[START SOURCE MATERIAL]

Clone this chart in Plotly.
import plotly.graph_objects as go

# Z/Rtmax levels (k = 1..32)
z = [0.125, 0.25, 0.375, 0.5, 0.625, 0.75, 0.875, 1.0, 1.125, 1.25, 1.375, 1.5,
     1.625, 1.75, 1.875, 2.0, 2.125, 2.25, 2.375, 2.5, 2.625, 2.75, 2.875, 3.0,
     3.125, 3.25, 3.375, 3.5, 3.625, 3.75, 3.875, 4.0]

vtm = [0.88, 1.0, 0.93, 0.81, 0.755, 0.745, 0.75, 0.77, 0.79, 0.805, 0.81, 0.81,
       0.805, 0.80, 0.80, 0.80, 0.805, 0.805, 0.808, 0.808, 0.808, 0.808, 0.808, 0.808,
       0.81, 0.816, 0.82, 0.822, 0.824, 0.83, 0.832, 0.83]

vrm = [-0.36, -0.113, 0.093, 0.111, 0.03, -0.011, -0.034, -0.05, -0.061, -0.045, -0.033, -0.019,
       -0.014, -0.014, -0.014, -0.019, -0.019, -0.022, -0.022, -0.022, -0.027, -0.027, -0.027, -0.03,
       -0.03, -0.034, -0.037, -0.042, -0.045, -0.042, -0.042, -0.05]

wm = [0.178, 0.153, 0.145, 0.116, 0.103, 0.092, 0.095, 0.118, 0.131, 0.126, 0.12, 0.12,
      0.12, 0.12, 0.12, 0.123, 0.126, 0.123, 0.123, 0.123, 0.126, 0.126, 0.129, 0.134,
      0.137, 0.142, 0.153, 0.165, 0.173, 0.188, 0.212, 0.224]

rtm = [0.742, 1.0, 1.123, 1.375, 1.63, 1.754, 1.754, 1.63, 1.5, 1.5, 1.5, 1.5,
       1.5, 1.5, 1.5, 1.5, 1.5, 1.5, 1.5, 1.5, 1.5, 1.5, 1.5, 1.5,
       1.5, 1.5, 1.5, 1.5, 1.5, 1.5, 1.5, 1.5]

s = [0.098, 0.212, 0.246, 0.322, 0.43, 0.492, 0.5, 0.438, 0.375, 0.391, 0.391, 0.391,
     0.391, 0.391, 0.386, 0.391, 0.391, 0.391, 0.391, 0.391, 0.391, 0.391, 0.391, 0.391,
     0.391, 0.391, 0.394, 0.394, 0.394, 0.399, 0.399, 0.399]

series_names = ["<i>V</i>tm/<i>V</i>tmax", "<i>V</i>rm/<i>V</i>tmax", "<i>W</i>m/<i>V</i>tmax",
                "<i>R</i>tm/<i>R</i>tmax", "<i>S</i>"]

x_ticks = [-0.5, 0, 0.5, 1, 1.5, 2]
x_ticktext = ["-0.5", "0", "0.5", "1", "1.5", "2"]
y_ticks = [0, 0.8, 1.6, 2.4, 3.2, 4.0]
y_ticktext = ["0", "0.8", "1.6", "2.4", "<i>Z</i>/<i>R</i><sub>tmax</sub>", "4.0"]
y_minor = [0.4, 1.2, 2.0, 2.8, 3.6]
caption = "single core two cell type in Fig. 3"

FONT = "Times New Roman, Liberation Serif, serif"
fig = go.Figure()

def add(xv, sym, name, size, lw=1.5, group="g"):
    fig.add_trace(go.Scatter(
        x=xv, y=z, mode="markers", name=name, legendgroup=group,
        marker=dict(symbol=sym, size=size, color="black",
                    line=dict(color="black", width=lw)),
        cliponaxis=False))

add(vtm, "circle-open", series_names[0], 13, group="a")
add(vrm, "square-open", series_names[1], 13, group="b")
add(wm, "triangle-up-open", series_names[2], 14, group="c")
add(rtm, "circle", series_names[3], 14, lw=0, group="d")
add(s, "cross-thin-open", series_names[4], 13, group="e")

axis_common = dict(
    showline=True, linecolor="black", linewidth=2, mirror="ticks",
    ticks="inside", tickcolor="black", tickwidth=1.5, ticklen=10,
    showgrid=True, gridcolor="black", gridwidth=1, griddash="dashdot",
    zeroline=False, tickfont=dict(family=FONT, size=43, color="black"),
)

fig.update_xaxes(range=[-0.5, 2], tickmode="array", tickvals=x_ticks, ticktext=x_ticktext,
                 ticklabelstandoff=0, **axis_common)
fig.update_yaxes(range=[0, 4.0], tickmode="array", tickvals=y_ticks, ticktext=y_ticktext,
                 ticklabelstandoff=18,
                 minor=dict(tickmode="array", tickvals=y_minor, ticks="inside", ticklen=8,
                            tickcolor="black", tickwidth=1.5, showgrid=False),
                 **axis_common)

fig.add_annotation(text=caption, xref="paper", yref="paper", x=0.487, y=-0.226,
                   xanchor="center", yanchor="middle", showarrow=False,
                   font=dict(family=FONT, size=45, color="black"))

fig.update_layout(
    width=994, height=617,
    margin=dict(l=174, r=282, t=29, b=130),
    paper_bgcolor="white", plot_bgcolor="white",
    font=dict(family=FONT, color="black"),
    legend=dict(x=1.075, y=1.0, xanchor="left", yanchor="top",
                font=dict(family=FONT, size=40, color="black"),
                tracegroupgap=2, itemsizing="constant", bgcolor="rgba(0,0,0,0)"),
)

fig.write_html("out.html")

[END SOURCE MATERIAL]

> [CHALLENGE]: Copy out only the lines running from the beginning of the data to the line with "1.5, 1.5, 1.5, 1.5, 1.5, 1.5, 1.5, 1.5]", both ends included.

> [SOLUTION]:
Clone this chart in Plotly.
import plotly.graph_objects as go

# Z/Rtmax levels (k = 1..32)
z = [0.125, 0.25, 0.375, 0.5, 0.625, 0.75, 0.875, 1.0, 1.125, 1.25, 1.375, 1.5,
     1.625, 1.75, 1.875, 2.0, 2.125, 2.25, 2.375, 2.5, 2.625, 2.75, 2.875, 3.0,
     3.125, 3.25, 3.375, 3.5, 3.625, 3.75, 3.875, 4.0]

vtm = [0.88, 1.0, 0.93, 0.81, 0.755, 0.745, 0.75, 0.77, 0.79, 0.805, 0.81, 0.81,
       0.805, 0.80, 0.80, 0.80, 0.805, 0.805, 0.808, 0.808, 0.808, 0.808, 0.808, 0.808,
       0.81, 0.816, 0.82, 0.822, 0.824, 0.83, 0.832, 0.83]

vrm = [-0.36, -0.113, 0.093, 0.111, 0.03, -0.011, -0.034, -0.05, -0.061, -0.045, -0.033, -0.019,
       -0.014, -0.014, -0.014, -0.019, -0.019, -0.022, -0.022, -0.022, -0.027, -0.027, -0.027, -0.03,
       -0.03, -0.034, -0.037, -0.042, -0.045, -0.042, -0.042, -0.05]

wm = [0.178, 0.153, 0.145, 0.116, 0.103, 0.092, 0.095, 0.118, 0.131, 0.126, 0.12, 0.12,
      0.12, 0.12, 0.12, 0.123, 0.126, 0.123, 0.123, 0.123, 0.126, 0.126, 0.129, 0.134,
      0.137, 0.142, 0.153, 0.165, 0.173, 0.188, 0.212, 0.224]

rtm = [0.742, 1.0, 1.123, 1.375, 1.63, 1.754, 1.754, 1.63, 1.5, 1.5, 1.5, 1.5,
       1.5, 1.5, 1.5, 1.5, 1.5, 1.5, 1.5, 1.5, 1.5, 1.5, 1.5, 1.5,
       1.5, 1.5, 1.5, 1.5, 1.5, 1.5, 1.5, 1.5]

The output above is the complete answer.